Henry Butler Clarke (9 November 1863 — 10 September 1904) was a lecturer on Spanish at the University of Oxford's Taylor Institution from 1890 to 1894, and an author of books about Spanish literature and history. His best-known work is Modern Spain, 1815-1898, published posthumously in 1906.

==Life==
Clarke was partly raised in Saint-Jean-de-Luz, on the French-Spanish border, where his father was Anglican chaplain. He studied at the University of Oxford, and in 1890 was appointed lecturer on Spanish at the Taylor Institution. He resigned as a lecturer for reasons of health in 1894, but remained Fereday Fellow of St John's College, Oxford, and continued to write and research. In 1898 he was invited to give the annual Taylorian Lecture, choosing as his subject the picaresque novel. He died in Torquay in 1904.

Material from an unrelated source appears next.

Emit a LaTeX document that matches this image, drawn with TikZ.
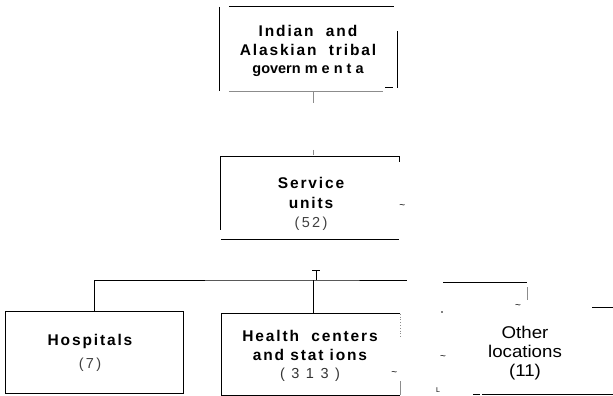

After his death, the portion of his library acquired by St John's College was catalogued by Fernando de Arteaga y Pereira, Taylorian Teacher of Spanish, who also revised Clarke's Spanish Grammar for Schools for a second edition in 1914.

==Works==
- A First Spanish Reader and Writer. London: Swan Sonnenschein & Co., 1891. Available at Internet Archive.
- A Spanish grammar for schools based on the principles and requirements of the Grammatical Society. London: Swan Sonnenschein, 1892. Reprinted 1909. Second edition (edited by Fernando de Arteaga y Pereira) 1914.
- Spanish Literature: An Elementary Handbook. London: Swan, Sonnenschein and Co., 1893. Reprinted 1921, 1970. Available at Internet Archive.
- Lazarillo de Tormes. Oxford: B. H. Blackwell, 1897.
- The Cid Campeador and the Waning of the Crescent in the West. In the series "Heroes of the Nations". New York: G.P. Putnam's Sons, 1897. Reprinted 1978. Available at Internet Archive.
- "The Catholic Kings", in Cambridge Modern History, vol.1, 1902, chapter XI. Available at Internet Archive.
- Modern Spain, 1815-1898, 1906. Reprinted 1969. Partial preview on Google Books.
- "The Spanish Gipsy. Edited with critical essay and notes by H. Butler Clarke", in Charles Mills Gayley (ed.), Representative English Comedies, vol. 3. London: Macmillan, 1914.

==Sources==
- Obituary in the Chicago Daily Tribune, Oct. 6, 1904.
- Rev. W.H. Hutton, "Memoir", prefaced to Modern Spain (1906).
- Article (in Spanish) by Dra. Matilde Gallardo about the Taylor Institute.